# [TO BE DONE]
Without including any pictures, write out the listing below exactly.
_____
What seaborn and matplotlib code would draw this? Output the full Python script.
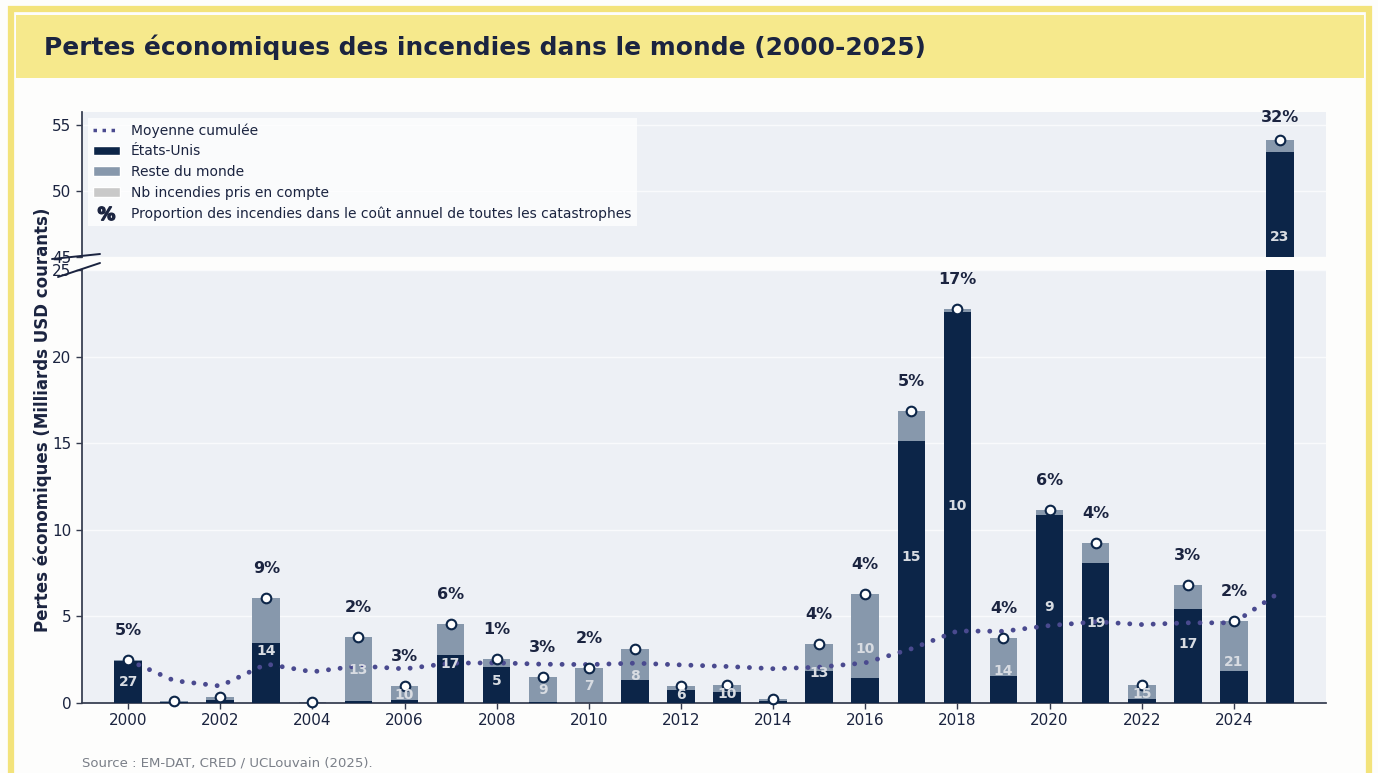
import pandas as pd
import matplotlib.pyplot as plt
import seaborn as sns
from matplotlib.patches import Patch, Rectangle
from matplotlib.lines import Line2D

# values (billions USD)
years = list(range(2000, 2026))
total = [2.48, 0.10, 0.35, 6.06, 0.03, 3.81, 0.98, 4.56, 2.54, 1.50,
         2.02, 3.12, 0.98, 1.04, 0.23, 3.41, 6.29, 16.86, 22.75, 3.75,
         11.14, 9.24, 1.04, 6.81, 4.73, 53.86]
usa = [2.42, 0.03, 0.18, 3.46, 0.00, 0.10, 0.17, 2.77, 2.08, 0.07,
       0.00, 1.33, 0.75, 0.64, 0.10, 1.85, 1.44, 15.13, 22.58, 1.56,
       10.85, 8.08, 0.23, 5.43, 1.85, 52.95]
nb_fires = [27, None, None, 14, None, 13, 10, 17, 5, 9,
            7, 8, 6, 10, None, 13, 10, 15, 10, 14,
            9, 19, 15, 17, 21, 23]
pct = [5, None, None, 9, None, 2, 3, 6, 1, 3,
       2, None, None, None, None, 4, 4, 5, 17, 4,
       6, 4, None, 3, 2, 32]
cum_mean = [2.48, 1.29, 0.98, 2.25, 1.80, 2.14, 1.97, 2.30, 2.32, 2.24,
            2.22, 2.30, 2.20, 2.11, 1.98, 2.07, 2.32, 3.13, 4.16, 4.14,
            4.47, 4.69, 4.53, 4.63, 4.63, 6.40]

NAVY = '#0c2548'
GREY_BLUE = '#8798ac'
LIGHT = '#c9c9c9'
LINE = '#4a4a8f'
TEXT = '#1b2440'
BG = '#edf0f5'
YELLOW = '#f3e37b'
BAND = '#f6e98c'

sns.set_theme(style='white')
plt.rcParams['font.family'] = ['DejaVu Sans']

df = pd.DataFrame({'year': years, 'total': total, 'usa': usa})

W, H = 1378, 773
fig = plt.figure(figsize=(W / 100, H / 100), dpi=100)
fig.patch.set_facecolor('#fdfdfc')

# yellow frame and title band
fig.patches.append(Rectangle((10.5 / W, -0.05), 1358 / W, 1.05 - 9 / H,
                             transform=fig.transFigure, fill=False,
                             edgecolor=YELLOW, lw=4.5, zorder=0))
fig.patches.append(Rectangle((16 / W, 1 - 78 / H), 1348 / W, 63 / H,
                             transform=fig.transFigure, facecolor=BAND,
                             edgecolor='none', zorder=0))
fig.text(44 / W, 1 - 47 / H, 'Pertes économiques des incendies dans le monde (2000-2025)',
         fontsize=17.9, fontweight='bold', color=TEXT, va='center', ha='left')

ax_top = fig.add_axes([82 / W, 1 - 257 / H, 1244 / W, 145 / H])
ax_bot = fig.add_axes([82 / W, 1 - 703 / H, 1244 / W, 433 / H])

for ax in (ax_top, ax_bot):
    ax.set_facecolor(BG)
    sns.barplot(data=df, x='year', y='total', native_scale=True, width=0.6,
                color=GREY_BLUE, saturation=1, errorbar=None, linewidth=0,
                ax=ax, zorder=2)
    sns.barplot(data=df, x='year', y='usa', native_scale=True, width=0.6,
                color=NAVY, saturation=1, errorbar=None, linewidth=0,
                ax=ax, zorder=3)
    ax.set_xlim(1999, 2026)
    ax.set_xlabel('')
    ax.set_ylabel('')
    ax.yaxis.grid(True, color='white', lw=1, alpha=0.7, zorder=0)
    ax.set_axisbelow(True)
    for s in ('top', 'right'):
        ax.spines[s].set_visible(False)
    ax.spines['left'].set_color('#333a4d')
    ax.tick_params(axis='both', labelsize=11, colors='#333a4d', labelcolor=TEXT,
                   length=4, width=1, left=True, bottom=True)

ax_top.set_ylim(45, 56)
ax_top.set_yticks([45, 50, 55])
ax_top.set_xticks([])
ax_top.spines['bottom'].set_visible(False)

ax_bot.set_ylim(0, 25)
ax_bot.set_yticks(range(0, 26, 5))
ax_bot.set_xticks(range(2000, 2025, 2))
ax_bot.spines['bottom'].set_color('#333a4d')

# total markers, each in the panel whose range holds it
for ax in (ax_top, ax_bot):
    lo, hi = ax.get_ylim()
    sub = df[(df['total'] >= lo) & (df['total'] <= hi)]
    sns.scatterplot(data=sub, x='year', y='total', ax=ax, s=48, color='white',
                    edgecolor=NAVY, linewidth=1.5, zorder=6, clip_on=False)
    ax.set_xlabel('')
    ax.set_ylabel('')

sns.lineplot(x=years, y=cum_mean, ax=ax_bot, color=LINE, lw=3.5, zorder=5)
ln = ax_bot.lines[-1]
ln.set_linestyle((0, (0.01, 2.4)))
ln.set_dash_capstyle('round')

# labels: number of fires and share of all disasters
for yr, tot, n, p in zip(years, total, nb_fires, pct):
    if n is not None:
        if tot / 2 <= 25:
            ax_bot.text(yr, tot / 2, str(n), ha='center', va='center', fontsize=10,
                        fontweight='bold', color='#d8dce2', zorder=7)
        else:
            ax_top.text(yr, 46.5, str(n), ha='center', va='center', fontsize=10,
                        fontweight='bold', color='#d8dce2', zorder=7)
    if p is not None:
        target = ax_bot if tot <= 25 else ax_top
        target.text(yr, tot + 1.7, f'{p}%', ha='center', va='center', fontsize=11.5,
                    fontweight='bold', color=TEXT, zorder=7, clip_on=False)

# axis break marks
fig.add_artist(Line2D([52 / W, 100 / W], [1 - 259 / H, 1 - 254 / H],
                      color=TEXT, lw=1.4, transform=fig.transFigure))
fig.add_artist(Line2D([58 / W, 100 / W], [1 - 277 / H, 1 - 263 / H],
                      color=TEXT, lw=1.4, transform=fig.transFigure))

handles = [
    Line2D([], [], color=LINE, lw=2.5, linestyle=(0, (1, 1.6))),
    Patch(facecolor=NAVY),
    Patch(facecolor=GREY_BLUE),
    Patch(facecolor=LIGHT),
    Line2D([], [], ls='none', marker=r'$\mathbf{\%}$', markersize=12, color=TEXT),
]
labels = ['Moyenne cumulée', 'États-Unis', 'Reste du monde',
          'Nb incendies pris en compte',
          'Proportion des incendies dans le coût annuel de toutes les catastrophes']
leg = ax_top.legend(handles, labels, loc='upper left', fontsize=10, frameon=True,
                    facecolor='white', framealpha=0.75, edgecolor='none',
                    borderaxespad=0.4, labelspacing=0.48, handlelength=1.9,
                    handletextpad=0.8, fancybox=False)
for t in leg.get_texts():
    t.set_color(TEXT)

fig.text(43 / W, 1 - 420 / H, 'Pertes économiques (Milliards USD courants)',
         rotation=90, fontsize=12, fontweight='bold', color=TEXT,
         ha='center', va='center')
fig.text(82 / W, 1 - 763 / H, 'Source : EM-DAT, CRED / UCLouvain (2025).',
         fontsize=9.5, color='#7a7f88', ha='left', va='center')

fig.savefig('out.png', dpi=100)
_____
# [TASK RESULT]
What seaborn and matplotlib code would draw this? Output the full Python script.
import pandas as pd
import matplotlib.pyplot as plt
import seaborn as sns
from matplotlib.patches import Patch, Rectangle
from matplotlib.lines import Line2D

# values (billions USD)
years = list(range(2000, 2026))
total = [2.48, 0.10, 0.35, 6.06, 0.03, 3.81, 0.98, 4.56, 2.54, 1.50,
         2.02, 3.12, 0.98, 1.04, 0.23, 3.41, 6.29, 16.86, 22.75, 3.75,
         11.14, 9.24, 1.04, 6.81, 4.73, 53.86]
usa = [2.42, 0.03, 0.18, 3.46, 0.00, 0.10, 0.17, 2.77, 2.08, 0.07,
       0.00, 1.33, 0.75, 0.64, 0.10, 1.85, 1.44, 15.13, 22.58, 1.56,
       10.85, 8.08, 0.23, 5.43, 1.85, 52.95]
nb_fires = [27, None, None, 14, None, 13, 10, 17, 5, 9,
            7, 8, 6, 10, None, 13, 10, 15, 10, 14,
            9, 19, 15, 17, 21, 23]
pct = [5, None, None, 9, None, 2, 3, 6, 1, 3,
       2, None, None, None, None, 4, 4, 5, 17, 4,
       6, 4, None, 3, 2, 32]
cum_mean = [2.48, 1.29, 0.98, 2.25, 1.80, 2.14, 1.97, 2.30, 2.32, 2.24,
            2.22, 2.30, 2.20, 2.11, 1.98, 2.07, 2.32, 3.13, 4.16, 4.14,
            4.47, 4.69, 4.53, 4.63, 4.63, 6.40]

NAVY = '#0c2548'
GREY_BLUE = '#8798ac'
LIGHT = '#c9c9c9'
LINE = '#4a4a8f'
TEXT = '#1b2440'
BG = '#edf0f5'
YELLOW = '#f3e37b'
BAND = '#f6e98c'

sns.set_theme(style='white')
plt.rcParams['font.family'] = ['DejaVu Sans']

df = pd.DataFrame({'year': years, 'total': total, 'usa': usa})

W, H = 1378, 773
fig = plt.figure(figsize=(W / 100, H / 100), dpi=100)
fig.patch.set_facecolor('#fdfdfc')

# yellow frame and title band
fig.patches.append(Rectangle((10.5 / W, -0.05), 1358 / W, 1.05 - 9 / H,
                             transform=fig.transFigure, fill=False,
                             edgecolor=YELLOW, lw=4.5, zorder=0))
fig.patches.append(Rectangle((16 / W, 1 - 78 / H), 1348 / W, 63 / H,
                             transform=fig.transFigure, facecolor=BAND,
                             edgecolor='none', zorder=0))
fig.text(44 / W, 1 - 47 / H, 'Pertes économiques des incendies dans le monde (2000-2025)',
         fontsize=17.9, fontweight='bold', color=TEXT, va='center', ha='left')

ax_top = fig.add_axes([82 / W, 1 - 257 / H, 1244 / W, 145 / H])
ax_bot = fig.add_axes([82 / W, 1 - 703 / H, 1244 / W, 433 / H])

for ax in (ax_top, ax_bot):
    ax.set_facecolor(BG)
    sns.barplot(data=df, x='year', y='total', native_scale=True, width=0.6,
                color=GREY_BLUE, saturation=1, errorbar=None, linewidth=0,
                ax=ax, zorder=2)
    sns.barplot(data=df, x='year', y='usa', native_scale=True, width=0.6,
                color=NAVY, saturation=1, errorbar=None, linewidth=0,
                ax=ax, zorder=3)
    ax.set_xlim(1999, 2026)
    ax.set_xlabel('')
    ax.set_ylabel('')
    ax.yaxis.grid(True, color='white', lw=1, alpha=0.7, zorder=0)
    ax.set_axisbelow(True)
    for s in ('top', 'right'):
        ax.spines[s].set_visible(False)
    ax.spines['left'].set_color('#333a4d')
    ax.tick_params(axis='both', labelsize=11, colors='#333a4d', labelcolor=TEXT,
                   length=4, width=1, left=True, bottom=True)

ax_top.set_ylim(45, 56)
ax_top.set_yticks([45, 50, 55])
ax_top.set_xticks([])
ax_top.spines['bottom'].set_visible(False)

ax_bot.set_ylim(0, 25)
ax_bot.set_yticks(range(0, 26, 5))
ax_bot.set_xticks(range(2000, 2025, 2))
ax_bot.spines['bottom'].set_color('#333a4d')

# total markers, each in the panel whose range holds it
for ax in (ax_top, ax_bot):
    lo, hi = ax.get_ylim()
    sub = df[(df['total'] >= lo) & (df['total'] <= hi)]
    sns.scatterplot(data=sub, x='year', y='total', ax=ax, s=48, color='white',
                    edgecolor=NAVY, linewidth=1.5, zorder=6, clip_on=False)
    ax.set_xlabel('')
    ax.set_ylabel('')

sns.lineplot(x=years, y=cum_mean, ax=ax_bot, color=LINE, lw=3.5, zorder=5)
ln = ax_bot.lines[-1]
ln.set_linestyle((0, (0.01, 2.4)))
ln.set_dash_capstyle('round')

# labels: number of fires and share of all disasters
for yr, tot, n, p in zip(years, total, nb_fires, pct):
    if n is not None:
        if tot / 2 <= 25:
            ax_bot.text(yr, tot / 2, str(n), ha='center', va='center', fontsize=10,
                        fontweight='bold', color='#d8dce2', zorder=7)
        else:
            ax_top.text(yr, 46.5, str(n), ha='center', va='center', fontsize=10,
                        fontweight='bold', color='#d8dce2', zorder=7)
    if p is not None:
        target = ax_bot if tot <= 25 else ax_top
        target.text(yr, tot + 1.7, f'{p}%', ha='center', va='center', fontsize=11.5,
                    fontweight='bold', color=TEXT, zorder=7, clip_on=False)

# axis break marks
fig.add_artist(Line2D([52 / W, 100 / W], [1 - 259 / H, 1 - 254 / H],
                      color=TEXT, lw=1.4, transform=fig.transFigure))
fig.add_artist(Line2D([58 / W, 100 / W], [1 - 277 / H, 1 - 263 / H],
                      color=TEXT, lw=1.4, transform=fig.transFigure))

handles = [
    Line2D([], [], color=LINE, lw=2.5, linestyle=(0, (1, 1.6))),
    Patch(facecolor=NAVY),
    Patch(facecolor=GREY_BLUE),
    Patch(facecolor=LIGHT),
    Line2D([], [], ls='none', marker=r'$\mathbf{\%}$', markersize=12, color=TEXT),
]
labels = ['Moyenne cumulée', 'États-Unis', 'Reste du monde',
          'Nb incendies pris en compte',
          'Proportion des incendies dans le coût annuel de toutes les catastrophes']
leg = ax_top.legend(handles, labels, loc='upper left', fontsize=10, frameon=True,
                    facecolor='white', framealpha=0.75, edgecolor='none',
                    borderaxespad=0.4, labelspacing=0.48, handlelength=1.9,
                    handletextpad=0.8, fancybox=False)
for t in leg.get_texts():
    t.set_color(TEXT)

fig.text(43 / W, 1 - 420 / H, 'Pertes économiques (Milliards USD courants)',
         rotation=90, fontsize=12, fontweight='bold', color=TEXT,
         ha='center', va='center')
fig.text(82 / W, 1 - 763 / H, 'Source : EM-DAT, CRED / UCLouvain (2025).',
         fontsize=9.5, color='#7a7f88', ha='left', va='center')

fig.savefig('out.png', dpi=100)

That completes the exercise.